# MAF after turbo



## GTSboy (Dec 14, 2002)

Hi peeps,

I have a GA16DNE engine (TB setup vertically w/ MAF inside) and I'm planning to turbo it. A thought came to me that would there be a difference if the MAF is located after the turbo as opposed to the MAF located before the turbo (like the case in turboed GA16DEs). I tried searching the forums but to no avail....since most of the people have GA16DEs. Is there a member here with a turboed GA16DNE? 

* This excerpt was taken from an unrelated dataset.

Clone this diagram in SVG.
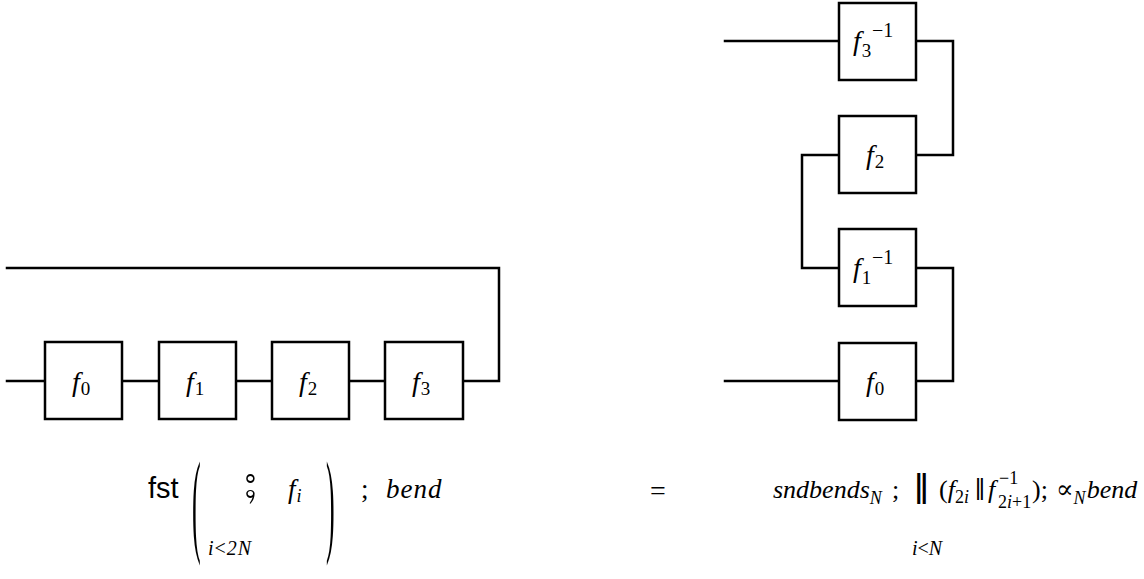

I've heard from a friend that the MAF should not be located after the turbo as it can be damaged and that the air is already pressurized. Is this a general rule? I need your opinions because I'm thinking of turboing my DNE or go the SR20 route.


----------



## chimmike (Oct 17, 2002)

blow by systems are somewhat widely used...but i think the ga16 MAF might be too sensitive to do it.


----------



## wes (Apr 30, 2002)

I think it will work, the limiting factor will be how much boost the internal MAF can handle before it maxes out.


----------



## javierb14 (Jul 9, 2002)

blow through systems work well. make sure you place the maf on the cold side of the fmic and in between the longest lengths of straight you can fit. the straight sections will give a more laminar flow....you want a smooth flow through the maf for a more accurate reading. you could always a "honeycomb" piece to help the transistion from turbulent to laminar too.


----------



## GTSboy (Dec 14, 2002)

javierb14 said:


> blow through systems work well. make sure you place the maf on the cold side of the fmic and in between the longest lengths of straight you can fit. the straight sections will give a more laminar flow....you want a smooth flow through the maf for a more accurate reading. you could always a "honeycomb" piece to help the transistion from turbulent to laminar too.


i can't transfer my MAF sensor, its incorporated inside the throttle body, like the GA16s of the Mexican sentras


----------